Kenaikan Peringkat Indonesia Harus Diimbangi Kemampuan Membayar Utang
Lembaga pemeringkat Standard and Poor’s (S&P) Ratings meningkatkan Sovereign Credit Rating atau peringkat utang Indonesia dari BBB- menjadi BBB dengan outlook stabil. Peneliti Institute For Development of Economics and Finance (INDEF) Bhima Yudhistira mengatakan kenaikan rating S&P mengidikasikan perbaikan risiko surat utang Indonesia.
"Mengingat saat ini Indonesia sedang berada dalam tekanan makro ekonomi global dan terkena imbas kenaikan Fed Rate tahun lalu," ujarnya saat dihubungi Katadata.co.id, Selasa (4/6).
Bhima menilai peningkatan peringkat ini perlu diimbangi oleh penurunan debt to service ratio (DSR) atau kemampuan membayar utang luar negeri. Semakin tinggi DSR maka beban utang luar negeri semakin besar. Saat ini, DSR Indonesia mencapai 27,9 % dimana angka di atas 25% dianggap beresiko.
Adapun DSR lebih berkaitan dengan kinerja penerimaan valas khususnya yang berasal dri ekspor. "Jadi jika kinerja ekspor kita naik, DSR nya akan membaik," ucap dia. Selain itu, defisit Anggaran Pendapatan dan Belanja Negara (APBN) yang terus ditekan dibawah 2,5% turut menunjukkan pengelolaan APBN yang lebih hati-hati.
(Baca: Analis: Peningkatan Daya Saing Harus Dibarengi Upaya untuk Ekspansi)
Menurut Bhima, kenaikan rating utang ini bukan berarti pemerintah nantinya akan makin agresif menerbitkan Surat Berharga Negara (SBN). Pemerintah diharapkan lebih berhati-hati dengan adanya perebutan dana likuiditas di pasar. Perebutan dana likuiditas secara tidak langsung dinilai dapat menghambat perbankan.
Selain itu, Bhima juga berharap seiring dengan kenaikan rating utang saat ini, bunga SBN dapat menurun sehingga beban pembayaran bunga berkurang. "Penurunan 25 bps dari level saat ini 8.1% untuk tenor 10 tahun akan berdampak sangat signifikan ke APBN," tutupnya.
Ekonomi Indonesia tumbuh lebih baik dibandingkan negara-negara lain yang memiliki tingkat pendapatan yang sama (peers). Hal ini menunjukkan bahwa kebijakan pemerintah telah efektif mendukung pembiayaan publik yang berkelanjutan dan pertumbuhan ekonomi yang berimbang.

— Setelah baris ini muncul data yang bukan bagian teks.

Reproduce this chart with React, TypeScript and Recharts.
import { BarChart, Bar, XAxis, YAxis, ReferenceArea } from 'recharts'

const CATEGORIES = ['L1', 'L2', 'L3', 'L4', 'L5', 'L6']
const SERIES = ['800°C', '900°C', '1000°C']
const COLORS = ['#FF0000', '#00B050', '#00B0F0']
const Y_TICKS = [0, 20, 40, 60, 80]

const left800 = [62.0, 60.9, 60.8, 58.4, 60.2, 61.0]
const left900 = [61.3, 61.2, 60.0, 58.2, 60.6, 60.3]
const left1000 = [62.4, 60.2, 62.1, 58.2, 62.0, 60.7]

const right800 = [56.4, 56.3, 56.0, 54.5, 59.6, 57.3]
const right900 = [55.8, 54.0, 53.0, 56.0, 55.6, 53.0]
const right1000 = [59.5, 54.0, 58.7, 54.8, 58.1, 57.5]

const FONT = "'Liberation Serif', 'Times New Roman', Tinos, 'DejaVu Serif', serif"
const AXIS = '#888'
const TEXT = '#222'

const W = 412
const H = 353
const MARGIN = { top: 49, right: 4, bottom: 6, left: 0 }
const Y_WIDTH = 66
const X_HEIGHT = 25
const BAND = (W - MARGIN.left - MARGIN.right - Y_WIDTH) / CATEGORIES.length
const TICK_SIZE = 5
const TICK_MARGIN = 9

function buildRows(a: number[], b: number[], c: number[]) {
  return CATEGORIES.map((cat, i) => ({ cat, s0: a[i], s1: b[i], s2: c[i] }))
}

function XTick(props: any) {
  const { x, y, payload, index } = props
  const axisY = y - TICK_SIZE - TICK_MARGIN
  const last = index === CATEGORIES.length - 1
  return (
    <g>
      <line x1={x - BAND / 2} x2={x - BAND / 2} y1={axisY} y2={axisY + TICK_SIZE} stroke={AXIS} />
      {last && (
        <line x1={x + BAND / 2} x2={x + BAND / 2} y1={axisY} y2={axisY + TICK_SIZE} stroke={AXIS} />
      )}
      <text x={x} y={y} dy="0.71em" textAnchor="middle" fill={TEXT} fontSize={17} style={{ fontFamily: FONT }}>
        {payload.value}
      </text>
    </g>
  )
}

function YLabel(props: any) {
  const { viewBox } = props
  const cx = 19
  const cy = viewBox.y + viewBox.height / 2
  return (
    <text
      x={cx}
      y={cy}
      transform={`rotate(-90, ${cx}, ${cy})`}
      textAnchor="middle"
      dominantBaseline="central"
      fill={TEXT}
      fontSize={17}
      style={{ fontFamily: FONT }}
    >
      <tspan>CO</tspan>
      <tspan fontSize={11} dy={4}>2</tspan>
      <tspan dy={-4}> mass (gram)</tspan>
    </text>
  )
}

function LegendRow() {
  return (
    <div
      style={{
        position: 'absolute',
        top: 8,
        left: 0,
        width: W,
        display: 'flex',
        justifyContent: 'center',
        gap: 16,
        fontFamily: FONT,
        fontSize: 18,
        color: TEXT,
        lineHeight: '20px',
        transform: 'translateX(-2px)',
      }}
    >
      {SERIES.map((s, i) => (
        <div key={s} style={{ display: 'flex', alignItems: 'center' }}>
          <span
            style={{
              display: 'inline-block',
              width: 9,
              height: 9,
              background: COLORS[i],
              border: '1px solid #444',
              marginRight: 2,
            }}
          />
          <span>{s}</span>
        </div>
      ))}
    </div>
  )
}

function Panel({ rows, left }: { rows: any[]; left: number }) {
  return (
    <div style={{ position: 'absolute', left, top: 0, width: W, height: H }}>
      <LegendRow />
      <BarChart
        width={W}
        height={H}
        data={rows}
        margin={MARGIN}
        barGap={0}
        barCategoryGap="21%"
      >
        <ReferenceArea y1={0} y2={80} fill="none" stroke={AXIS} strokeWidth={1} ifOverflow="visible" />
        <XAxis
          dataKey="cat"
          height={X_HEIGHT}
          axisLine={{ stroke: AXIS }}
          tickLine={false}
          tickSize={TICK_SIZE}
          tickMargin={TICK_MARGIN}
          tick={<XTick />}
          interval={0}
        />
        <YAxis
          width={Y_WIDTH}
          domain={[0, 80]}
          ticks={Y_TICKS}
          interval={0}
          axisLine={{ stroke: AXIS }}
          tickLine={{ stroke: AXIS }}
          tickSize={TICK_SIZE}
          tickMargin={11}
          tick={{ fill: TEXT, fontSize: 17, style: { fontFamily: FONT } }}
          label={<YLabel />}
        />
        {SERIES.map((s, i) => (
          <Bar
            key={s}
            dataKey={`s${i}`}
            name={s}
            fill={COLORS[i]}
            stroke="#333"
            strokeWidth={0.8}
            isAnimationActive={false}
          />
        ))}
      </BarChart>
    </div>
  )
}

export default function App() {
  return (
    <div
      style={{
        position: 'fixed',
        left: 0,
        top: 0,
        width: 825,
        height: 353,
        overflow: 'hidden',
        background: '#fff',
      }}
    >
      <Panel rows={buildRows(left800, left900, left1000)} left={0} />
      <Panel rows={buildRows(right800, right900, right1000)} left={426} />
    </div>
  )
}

Pendapatan riil per kapita Indonesia tumbuh sebesar 4,1%, jauh lebih tinggi daripada negara peers yang tercatat rata-rata hanya sebesar 2,2% dalam 10 tahun terakhir. Hal ini menunjukkan dinamika ekonomi Indonesia yang konstruktif di tengah lingkungan eksternal yang penuh tantangan dalam beberapa tahun terakhir.
(Baca: S&P Naikkan Peringkat Utang Indonesia, IHSG Melesat Naik 1,72%)

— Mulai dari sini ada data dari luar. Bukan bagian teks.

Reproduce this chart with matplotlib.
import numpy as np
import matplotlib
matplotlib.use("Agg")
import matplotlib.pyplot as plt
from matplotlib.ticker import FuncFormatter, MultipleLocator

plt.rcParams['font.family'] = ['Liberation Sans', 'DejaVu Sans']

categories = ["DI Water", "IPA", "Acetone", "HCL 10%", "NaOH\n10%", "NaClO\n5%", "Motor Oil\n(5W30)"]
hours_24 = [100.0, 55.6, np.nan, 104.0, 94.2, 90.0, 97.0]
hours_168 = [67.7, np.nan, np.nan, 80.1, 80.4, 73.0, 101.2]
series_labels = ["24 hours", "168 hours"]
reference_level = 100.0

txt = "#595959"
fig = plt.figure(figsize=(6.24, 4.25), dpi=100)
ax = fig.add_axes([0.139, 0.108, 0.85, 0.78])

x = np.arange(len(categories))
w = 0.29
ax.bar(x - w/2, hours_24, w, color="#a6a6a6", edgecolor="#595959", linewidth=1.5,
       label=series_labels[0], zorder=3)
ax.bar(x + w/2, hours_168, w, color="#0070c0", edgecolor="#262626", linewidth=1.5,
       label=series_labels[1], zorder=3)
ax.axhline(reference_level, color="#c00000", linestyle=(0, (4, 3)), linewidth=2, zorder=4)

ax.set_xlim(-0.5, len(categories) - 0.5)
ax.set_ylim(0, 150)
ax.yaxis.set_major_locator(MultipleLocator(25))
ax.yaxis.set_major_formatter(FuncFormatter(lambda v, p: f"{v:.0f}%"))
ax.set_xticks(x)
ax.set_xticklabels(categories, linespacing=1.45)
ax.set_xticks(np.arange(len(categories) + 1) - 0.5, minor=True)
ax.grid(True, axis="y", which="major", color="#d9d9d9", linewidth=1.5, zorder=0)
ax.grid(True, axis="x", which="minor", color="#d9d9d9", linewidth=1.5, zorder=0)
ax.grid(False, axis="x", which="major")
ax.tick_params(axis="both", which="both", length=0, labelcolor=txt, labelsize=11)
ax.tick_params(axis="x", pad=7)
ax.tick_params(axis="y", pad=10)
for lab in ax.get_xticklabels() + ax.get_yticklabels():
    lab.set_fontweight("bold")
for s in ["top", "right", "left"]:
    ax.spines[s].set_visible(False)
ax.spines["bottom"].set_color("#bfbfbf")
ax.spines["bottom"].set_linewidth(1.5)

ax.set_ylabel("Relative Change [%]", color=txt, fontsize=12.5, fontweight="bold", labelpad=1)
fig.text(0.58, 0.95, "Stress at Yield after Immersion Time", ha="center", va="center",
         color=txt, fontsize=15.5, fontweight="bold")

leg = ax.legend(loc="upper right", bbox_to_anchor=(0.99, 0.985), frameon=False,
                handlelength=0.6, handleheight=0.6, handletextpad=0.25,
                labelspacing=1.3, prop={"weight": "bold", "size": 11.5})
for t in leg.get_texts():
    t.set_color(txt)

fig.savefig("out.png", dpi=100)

Pada 31 Mei 2019 S&P memutuskan untuk menaikkan peringkat utang Indonesia. Beberapa faktor kunci yang menjadi dasar kenaikan peringkat tersebut adalah prospek pertumbuhan ekonomi Indonesia yang kuat, dukungan kebijakan otoritas yang diyakini akan berlanjut pasca-terpilihnya kembali Presiden Joko Widodo (Jokowi), serta rendahnya utang pemerintah saat ini dan kinerja fiskal pemerintah yang cukup baik.